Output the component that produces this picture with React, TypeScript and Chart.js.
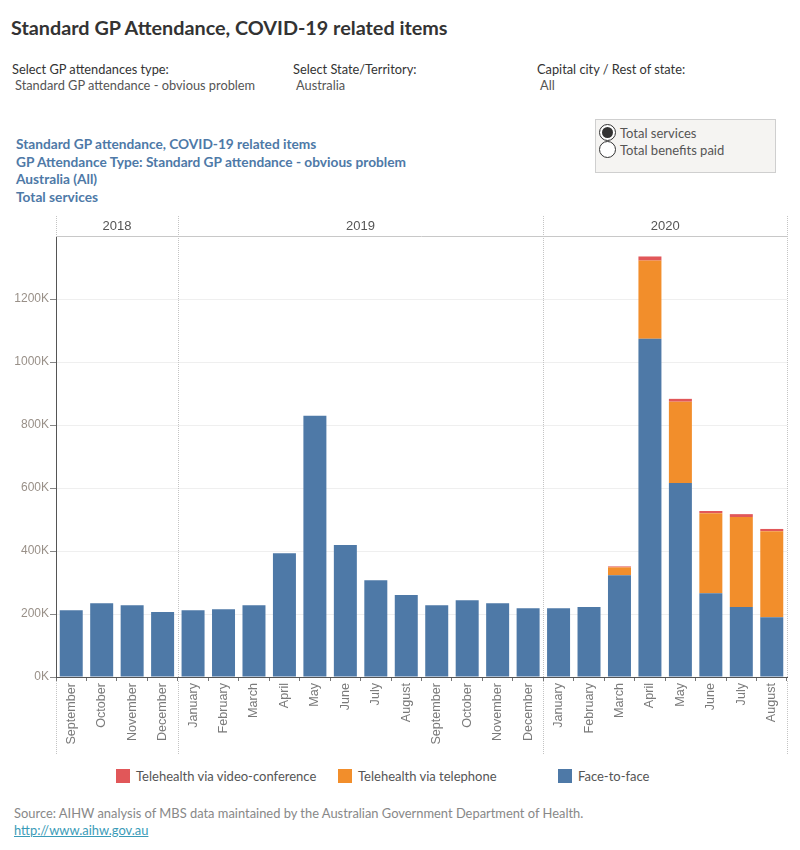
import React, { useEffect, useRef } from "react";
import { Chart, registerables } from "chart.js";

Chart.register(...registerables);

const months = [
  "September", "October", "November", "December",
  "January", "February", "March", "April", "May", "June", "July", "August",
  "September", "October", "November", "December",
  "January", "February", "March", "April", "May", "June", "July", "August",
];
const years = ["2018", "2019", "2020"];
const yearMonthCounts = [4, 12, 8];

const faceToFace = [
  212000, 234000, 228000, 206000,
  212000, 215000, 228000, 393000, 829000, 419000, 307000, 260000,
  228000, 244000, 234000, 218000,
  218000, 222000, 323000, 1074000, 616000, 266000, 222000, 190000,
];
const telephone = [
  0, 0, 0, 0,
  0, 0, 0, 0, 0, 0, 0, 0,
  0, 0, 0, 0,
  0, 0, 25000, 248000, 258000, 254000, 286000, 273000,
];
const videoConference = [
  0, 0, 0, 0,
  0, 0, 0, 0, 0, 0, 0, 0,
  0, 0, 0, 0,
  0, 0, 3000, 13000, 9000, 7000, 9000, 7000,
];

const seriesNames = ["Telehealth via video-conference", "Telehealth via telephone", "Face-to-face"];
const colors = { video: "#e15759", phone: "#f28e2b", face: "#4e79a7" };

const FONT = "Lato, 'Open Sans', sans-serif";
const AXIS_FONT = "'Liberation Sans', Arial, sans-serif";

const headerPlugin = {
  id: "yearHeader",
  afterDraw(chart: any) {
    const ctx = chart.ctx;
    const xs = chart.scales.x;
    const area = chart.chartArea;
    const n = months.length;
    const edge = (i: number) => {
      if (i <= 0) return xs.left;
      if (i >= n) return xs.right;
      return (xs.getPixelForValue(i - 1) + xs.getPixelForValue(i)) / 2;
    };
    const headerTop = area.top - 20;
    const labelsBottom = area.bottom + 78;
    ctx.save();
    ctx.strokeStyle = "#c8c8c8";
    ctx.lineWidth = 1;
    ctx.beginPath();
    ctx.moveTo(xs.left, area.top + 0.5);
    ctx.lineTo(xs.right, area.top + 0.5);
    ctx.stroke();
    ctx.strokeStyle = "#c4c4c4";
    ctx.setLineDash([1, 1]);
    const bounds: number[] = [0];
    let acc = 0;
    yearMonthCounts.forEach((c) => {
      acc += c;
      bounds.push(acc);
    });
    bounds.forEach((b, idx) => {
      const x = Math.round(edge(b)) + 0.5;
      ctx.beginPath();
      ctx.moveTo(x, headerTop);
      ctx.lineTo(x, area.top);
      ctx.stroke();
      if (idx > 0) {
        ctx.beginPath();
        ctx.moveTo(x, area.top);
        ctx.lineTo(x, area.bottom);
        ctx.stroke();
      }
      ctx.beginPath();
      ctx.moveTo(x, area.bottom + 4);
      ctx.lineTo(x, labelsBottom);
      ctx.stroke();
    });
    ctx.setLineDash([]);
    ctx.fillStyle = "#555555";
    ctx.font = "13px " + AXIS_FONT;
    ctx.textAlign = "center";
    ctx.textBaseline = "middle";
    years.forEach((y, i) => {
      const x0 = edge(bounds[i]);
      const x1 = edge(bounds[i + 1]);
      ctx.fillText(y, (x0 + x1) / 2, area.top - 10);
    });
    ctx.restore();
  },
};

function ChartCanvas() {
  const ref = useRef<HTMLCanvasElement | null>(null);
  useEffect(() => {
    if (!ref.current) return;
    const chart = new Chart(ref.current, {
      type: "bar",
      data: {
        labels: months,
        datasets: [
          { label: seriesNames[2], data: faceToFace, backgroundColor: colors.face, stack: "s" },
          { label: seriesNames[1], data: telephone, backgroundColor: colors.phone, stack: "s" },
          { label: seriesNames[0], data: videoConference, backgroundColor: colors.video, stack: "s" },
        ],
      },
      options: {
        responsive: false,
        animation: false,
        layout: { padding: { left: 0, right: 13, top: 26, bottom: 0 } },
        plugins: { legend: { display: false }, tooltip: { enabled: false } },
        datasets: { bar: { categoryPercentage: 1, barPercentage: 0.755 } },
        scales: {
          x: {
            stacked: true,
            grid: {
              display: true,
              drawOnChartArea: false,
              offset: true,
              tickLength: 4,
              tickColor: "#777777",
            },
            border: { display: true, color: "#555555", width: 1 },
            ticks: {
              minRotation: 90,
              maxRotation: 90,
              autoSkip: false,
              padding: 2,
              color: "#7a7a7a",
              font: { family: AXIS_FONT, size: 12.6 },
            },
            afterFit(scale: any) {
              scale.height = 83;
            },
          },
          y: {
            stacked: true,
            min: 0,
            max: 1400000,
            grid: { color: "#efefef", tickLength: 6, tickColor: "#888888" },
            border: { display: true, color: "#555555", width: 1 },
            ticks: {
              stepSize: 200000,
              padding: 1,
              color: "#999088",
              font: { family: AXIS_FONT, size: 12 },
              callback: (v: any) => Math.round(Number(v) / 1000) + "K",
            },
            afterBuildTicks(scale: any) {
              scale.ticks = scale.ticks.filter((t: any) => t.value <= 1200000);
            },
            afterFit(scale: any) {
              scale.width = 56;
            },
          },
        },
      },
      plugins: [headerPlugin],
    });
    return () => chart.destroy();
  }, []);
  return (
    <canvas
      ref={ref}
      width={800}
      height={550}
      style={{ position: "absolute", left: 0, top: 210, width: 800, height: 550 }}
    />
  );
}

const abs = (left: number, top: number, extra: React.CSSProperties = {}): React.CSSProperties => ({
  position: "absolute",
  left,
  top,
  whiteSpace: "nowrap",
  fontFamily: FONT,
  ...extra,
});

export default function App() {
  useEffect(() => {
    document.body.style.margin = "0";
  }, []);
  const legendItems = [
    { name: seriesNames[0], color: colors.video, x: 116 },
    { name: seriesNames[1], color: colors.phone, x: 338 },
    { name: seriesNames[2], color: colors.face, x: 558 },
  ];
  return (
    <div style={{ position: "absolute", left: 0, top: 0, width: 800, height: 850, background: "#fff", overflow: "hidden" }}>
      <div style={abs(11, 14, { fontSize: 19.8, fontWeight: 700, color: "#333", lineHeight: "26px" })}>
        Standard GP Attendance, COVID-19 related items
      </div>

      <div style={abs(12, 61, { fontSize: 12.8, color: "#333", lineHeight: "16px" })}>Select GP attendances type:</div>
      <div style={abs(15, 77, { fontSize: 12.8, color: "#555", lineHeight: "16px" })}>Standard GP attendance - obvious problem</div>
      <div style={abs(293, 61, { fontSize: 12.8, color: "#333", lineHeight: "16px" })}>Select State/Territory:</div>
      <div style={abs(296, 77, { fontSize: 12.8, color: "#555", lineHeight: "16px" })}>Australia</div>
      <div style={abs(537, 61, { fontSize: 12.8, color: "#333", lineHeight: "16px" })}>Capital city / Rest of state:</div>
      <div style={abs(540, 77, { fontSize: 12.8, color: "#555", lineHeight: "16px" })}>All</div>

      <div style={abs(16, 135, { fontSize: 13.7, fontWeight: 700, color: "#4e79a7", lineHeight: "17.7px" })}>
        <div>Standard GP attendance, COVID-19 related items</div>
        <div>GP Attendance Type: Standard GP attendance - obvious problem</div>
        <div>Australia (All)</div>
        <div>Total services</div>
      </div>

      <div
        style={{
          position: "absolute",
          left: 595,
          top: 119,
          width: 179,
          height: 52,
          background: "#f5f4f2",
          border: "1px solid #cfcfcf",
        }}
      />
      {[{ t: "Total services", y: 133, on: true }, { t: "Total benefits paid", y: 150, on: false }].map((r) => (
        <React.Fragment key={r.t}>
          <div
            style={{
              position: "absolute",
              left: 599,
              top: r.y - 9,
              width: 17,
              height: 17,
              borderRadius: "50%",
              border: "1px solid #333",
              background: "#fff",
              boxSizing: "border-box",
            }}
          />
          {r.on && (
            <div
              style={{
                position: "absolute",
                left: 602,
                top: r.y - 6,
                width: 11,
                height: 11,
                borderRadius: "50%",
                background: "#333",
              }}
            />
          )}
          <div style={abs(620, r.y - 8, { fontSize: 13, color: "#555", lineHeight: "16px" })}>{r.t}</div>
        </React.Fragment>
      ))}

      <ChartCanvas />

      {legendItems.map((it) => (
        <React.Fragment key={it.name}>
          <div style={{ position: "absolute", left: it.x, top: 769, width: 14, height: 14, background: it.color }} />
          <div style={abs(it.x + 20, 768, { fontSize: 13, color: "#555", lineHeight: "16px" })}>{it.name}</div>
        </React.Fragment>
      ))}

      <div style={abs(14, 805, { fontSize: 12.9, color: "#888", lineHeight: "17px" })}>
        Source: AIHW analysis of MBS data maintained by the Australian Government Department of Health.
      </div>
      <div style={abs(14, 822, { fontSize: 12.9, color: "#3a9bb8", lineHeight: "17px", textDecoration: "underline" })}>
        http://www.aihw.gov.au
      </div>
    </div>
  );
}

What is expected - Copy nothing but the lines from the first one in the listing through the line with "const yearMonthCounts = [4, 12, 8];", and omit the pictures.

Correct result -
Output the component that produces this picture with React, TypeScript and Chart.js.
import React, { useEffect, useRef } from "react";
import { Chart, registerables } from "chart.js";

Chart.register(...registerables);

const months = [
  "September", "October", "November", "December",
  "January", "February", "March", "April", "May", "June", "July", "August",
  "September", "October", "November", "December",
  "January", "February", "March", "April", "May", "June", "July", "August",
];
const years = ["2018", "2019", "2020"];
const yearMonthCounts = [4, 12, 8];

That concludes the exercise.